- [AIM]: Go through the records from the first line and retype each one exactly, stopping once the line with "minimum width=242.25pt, minimum" is done. Pictures are left out.

- [SUPPLIED RECORDS]:
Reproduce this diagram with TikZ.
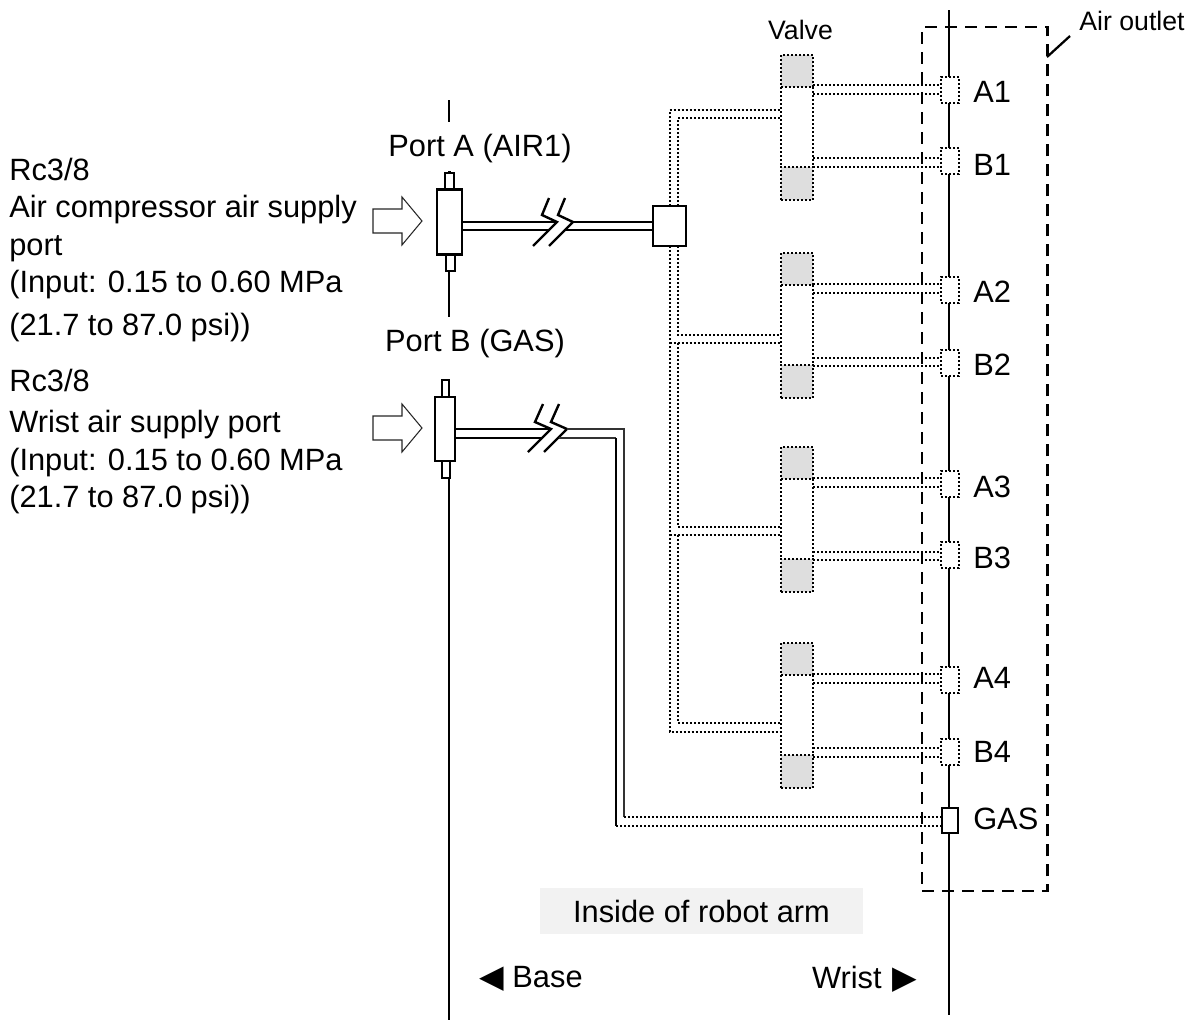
\documentclass[tikz,border=0pt]{standalone}
\usepackage{fontspec}
\setmainfont{Liberation Sans}
\newfontfamily\symfont{DejaVu Sans}
\usetikzlibrary{positioning}
\definecolor{ValveGray}{RGB}{222,222,222}
\definecolor{PanelGray}{RGB}{242,242,242}
\definecolor{PipeGray}{RGB}{50,50,50}
\newcommand{\lbl}{\fontsize{23.1}{28}\selectfont}
\newcommand{\lblsmall}{\fontsize{20}{24}\selectfont}
\newcommand{\tri}{\symfont\fontsize{24}{24}\selectfont}

\begin{document}
\begin{tikzpicture}[x=0.75pt, y=-0.75pt, font=\lbl,
    box/.style={draw=black, line width=1.8pt, fill=white, inner sep=0pt, outer sep=0pt},
    dotbox/.style={draw=black, line width=1.5pt, dash pattern=on 1.5pt off 1.5pt, inner sep=0pt, outer sep=0pt, minimum width=24pt},
    portbox/.style={dotbox, fill=white, minimum width=13.5pt, minimum height=19.5pt},
    airdot/.style={draw=black, line width=1.5pt, dash pattern=on 1.5pt off 1.5pt},
    pipe/.style={draw=black, line width=1.8pt},
    thinpipe/.style={draw=PipeGray, line width=1.3pt},
    axis/.style={draw=black, line width=1.7pt},
    inlet/.style={draw=black!85, line width=0.8pt, fill=white},
    txt/.style={inner sep=0pt, align=left}
  ]
  \useasboundingbox (0,0) rectangle (1195,1021);

  \coordinate (wristtop) at (949,10);
  \coordinate (wristbot) at (949,1015);
  \coordinate (tickA) at (449,100);
  \draw[axis] (wristtop) -- (wristbot);
  \draw[axis] (tickA) -- ++(0,22);

  \node[draw=black, line width=2pt, dash pattern=on 9pt off 6pt, inner sep=0pt, minimum width=94pt, minimum height=648pt] (outlet) at (984.5,459) {};
  \node[fill=PanelGray, txt, minimum width=242.25pt, minimum height=34.5pt, align=center] (inside) at (701.5,911) {Inside of robot arm};

  % ports on the base side
  \node[box, minimum width=6.75pt, minimum height=12pt] (stemAt) at (449.5,181) {};
  \node[box, minimum width=6.75pt, minimum height=12.75pt] (stemAb) at (450.5,262.5) {};
  \node[box, minimum width=18.75pt, minimum height=48.75pt] (portA) at (449.5,222) {};
  \node[box, minimum width=5.25pt, minimum height=12.75pt] (stemBt) at (445.5,388.5) {};
  \node[box, minimum width=6pt, minimum height=12.75pt] (stemBb) at (446,469.5) {};
  \node[box, minimum width=15pt, minimum height=48pt] (portB) at (445,429) {};
  \node[box, minimum width=24.75pt, minimum height=30pt] (manifold) at (669.5,226) {};
  \node[box, minimum width=12pt, minimum height=18.75pt] (gasport) at (950,820.5) {};
  \draw[axis] ([xshift=-1.1pt]stemAb.south) -- ++(0,46);
  \draw[axis] (stemAt.north) -- ++(0,-2);
  \draw[axis] ([xshift=-0.75pt]stemBb.south east) -- ++(0,542);

  % valves and air outlets
  \foreach \n/\vy/\pa/\pb/\la/\lb/\ta/\tb in {1/55/89.5/160.5/85/158/92/165, 2/253/290/363/284/357.5/292/365, 3/447/483.5/555/478/551.5/487/558, 4/643/680/751.5/674/748/678/752} {
    \node[dotbox, fill=ValveGray, minimum height=24pt] (valveT\n) at (797,\vy+16) {};
    \node[dotbox, fill=ValveGray, minimum height=24.75pt] (valveB\n) at (797,\vy+128) {};
    \draw[airdot] (valveT\n.south west) -- (valveB\n.north west);
    \draw[airdot] (valveT\n.south east) -- (valveB\n.north east);
    \node[portbox] (outA\n) at (950,\pa) {};
    \node[portbox] (outB\n) at (950,\pb) {};
    \node[txt, anchor=west] (lblA\n) at (973,\ta) {A\n};
    \node[txt, anchor=west] (lblB\n) at (973,\tb) {B\n};
    \coordinate (lnA\n) at (813,\la);
    \coordinate (lnC\n) at (813,\la+8.5);
    \coordinate (lnB\n) at (813,\lb);
    \coordinate (lnD\n) at (813,\lb+8.5);
    \draw[airdot] (lnA\n) -- (lnA\n -| outA\n.west);
    \draw[airdot] (lnC\n) -- (lnC\n -| outA\n.west);
    \draw[airdot] (lnB\n) -- (lnB\n -| outB\n.west);
    \draw[airdot] (lnD\n) -- (lnD\n -| outB\n.west);
  }

  % manifold to valves
  \coordinate (inner) at (678,226);
  \coordinate (in1o) at (781,110);
  \coordinate (in1i) at (781,118);
  \coordinate (in2i) at (781,335);
  \coordinate (in2o) at (781,343);
  \coordinate (in3i) at (781,527);
  \coordinate (in3o) at (781,535);
  \coordinate (in4i) at (781,723);
  \coordinate (in4o) at (781,732);
  \draw[airdot] (manifold.north) |- (in1o);
  \draw[airdot] (manifold.north -| inner) |- (in1i);
  \draw[airdot] (manifold.south -| inner) |- (in2i);
  \draw[airdot] (manifold.south) |- (in4o);
  \draw[airdot] (in2o -| manifold.south) -- (in2o);
  \draw[airdot] (in2o -| inner) |- (in3i);
  \draw[airdot] (in3o -| manifold.south) -- (in3o);
  \draw[airdot] (in3o -| inner) |- (in4i);

  % port A pipe with break
  \coordinate (brkA) at (557,222);
  \coordinate (brkAl) at (548,230);
  \coordinate (brkAr) at (573,222);
  \coordinate (brkAq) at (564,230);
  \draw[pipe] (portA.east) -- (brkA);
  \draw[pipe] ([yshift=-6pt]portA.east) -- (brkAl);
  \draw[pipe] (brkAr) -- (brkAr -| manifold.west);
  \draw[pipe] (brkAq) -- (brkAq -| manifold.west);
  \draw[pipe] (brkA) ++(-8,-24) -- ++(-7,17) -- ++(15,7) -- ++(-24,24);
  \draw[pipe] (brkAr) ++(-8,-24) -- ++(-7,17) -- ++(15,7) -- ++(-24,24);

  % port B pipe with break
  \coordinate (brkB) at (551,429);
  \coordinate (brkBl) at (543,438);
  \coordinate (brkBr) at (567,429);
  \coordinate (brkBq) at (559,438);
  \coordinate (gasI) at (624,817);
  \coordinate (gasO) at (616,826);
  \draw[pipe] (portB.east) -- (brkB);
  \draw[pipe] ([yshift=-6.75pt]portB.east) -- (brkBl);
  \draw[pipe] (brkB) ++(-8,-25) -- ++(-8,18) -- ++(16,7) -- ++(-23,23);
  \draw[pipe] (brkBr) ++(-8,-25) -- ++(-8,18) -- ++(16,7) -- ++(-23,23);
  \draw[thinpipe] (brkBr) -| (gasI);
  \draw[thinpipe] (brkBq) -- (brkBq -| gasO);
  \draw[pipe] (brkBq -| gasO) -- (gasO);
  \draw[airdot] (gasI) -- (gasI -| gasport.west);
  \draw[airdot] (gasO) -- (gasO -| gasport.west);

  % inlet arrows
  \draw[inlet] (373,209) -- (402,209) -- (402,197) -- (422,221) -- (402,245) -- (402,233) -- (373,233) -- cycle;
  \draw[inlet] (373,416) -- (402,416) -- (402,404) -- (422,428) -- (402,452) -- (402,440) -- (373,440) -- cycle;

  % labels
  \node[txt, anchor=north west] (infoA) at (9,158) {Rc3/8\\Air compressor air supply\\port\\(Input: 0.15 to 0.60 MPa\\[4.5pt](21.7 to 87.0 psi))};
  \node[txt, anchor=north west] (infoB) at (9,369) {Rc3/8\\[3pt]Wrist air supply port\\(Input: 0.15 to 0.60 MPa\\(21.7 to 87.0 psi))};
  \node[txt, anchor=center] (lblportA) at (480,149) {Port A (AIR1)};
  \node[txt, anchor=center] (lblportB) at (475,344) {Port B (GAS)};
  \node[txt, anchor=center, font=\lblsmall] (lblvalve) at (800.5,30) {Valve};
  \node[txt, anchor=center, font=\lblsmall] (airout) at (1132,21) {Air outlet};
  \node[txt, anchor=west] (lblgas) at (973,819) {GAS};
  \node[txt, anchor=west] (lblbase) at (479,979) {{\tri ◀} Base};
  \node[txt, anchor=east] (lblwrist) at (917,979) {Wrist\hspace{1.5pt} {\tri ▶}};

  \coordinate (outletTap) at (1047,57);
  \coordinate (outletEnd) at (1070,36);
  \draw[axis] (outletTap) -- (outletEnd);
\end{tikzpicture}
\end{document}
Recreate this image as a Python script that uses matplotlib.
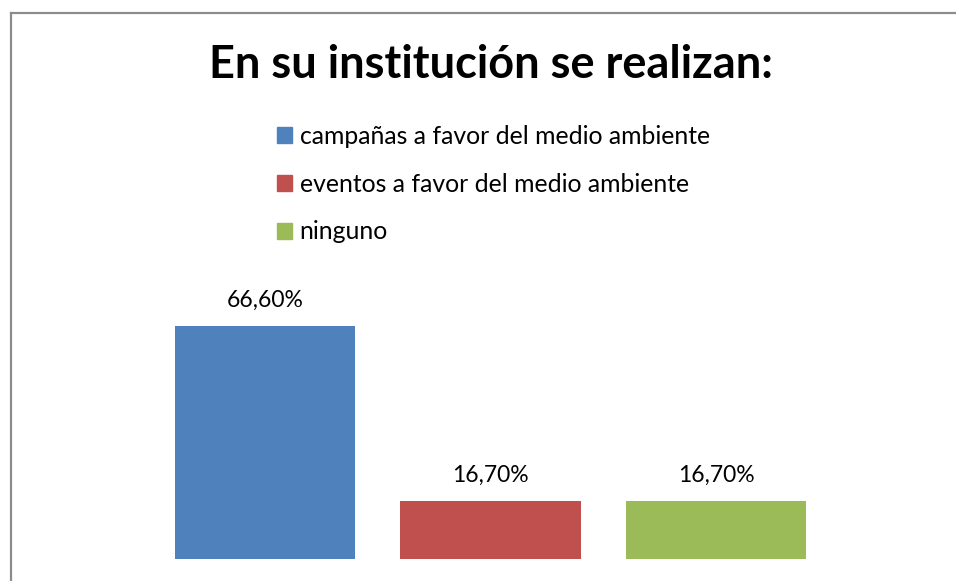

- [SOLUTION FOR THIS TASK]:
Reproduce this diagram with TikZ.
\documentclass[tikz,border=0pt]{standalone}
\usepackage{fontspec}
\setmainfont{Liberation Sans}
\newfontfamily\symfont{DejaVu Sans}
\usetikzlibrary{positioning}
\definecolor{ValveGray}{RGB}{222,222,222}
\definecolor{PanelGray}{RGB}{242,242,242}
\definecolor{PipeGray}{RGB}{50,50,50}
\newcommand{\lbl}{\fontsize{23.1}{28}\selectfont}
\newcommand{\lblsmall}{\fontsize{20}{24}\selectfont}
\newcommand{\tri}{\symfont\fontsize{24}{24}\selectfont}

\begin{document}
\begin{tikzpicture}[x=0.75pt, y=-0.75pt, font=\lbl,
    box/.style={draw=black, line width=1.8pt, fill=white, inner sep=0pt, outer sep=0pt},
    dotbox/.style={draw=black, line width=1.5pt, dash pattern=on 1.5pt off 1.5pt, inner sep=0pt, outer sep=0pt, minimum width=24pt},
    portbox/.style={dotbox, fill=white, minimum width=13.5pt, minimum height=19.5pt},
    airdot/.style={draw=black, line width=1.5pt, dash pattern=on 1.5pt off 1.5pt},
    pipe/.style={draw=black, line width=1.8pt},
    thinpipe/.style={draw=PipeGray, line width=1.3pt},
    axis/.style={draw=black, line width=1.7pt},
    inlet/.style={draw=black!85, line width=0.8pt, fill=white},
    txt/.style={inner sep=0pt, align=left}
  ]
  \useasboundingbox (0,0) rectangle (1195,1021);

  \coordinate (wristtop) at (949,10);
  \coordinate (wristbot) at (949,1015);
  \coordinate (tickA) at (449,100);
  \draw[axis] (wristtop) -- (wristbot);
  \draw[axis] (tickA) -- ++(0,22);

  \node[draw=black, line width=2pt, dash pattern=on 9pt off 6pt, inner sep=0pt, minimum width=94pt, minimum height=648pt] (outlet) at (984.5,459) {};
  \node[fill=PanelGray, txt, minimum width=242.25pt, minimum height=34.5pt, align=center] (inside) at (701.5,911) {Inside of robot arm};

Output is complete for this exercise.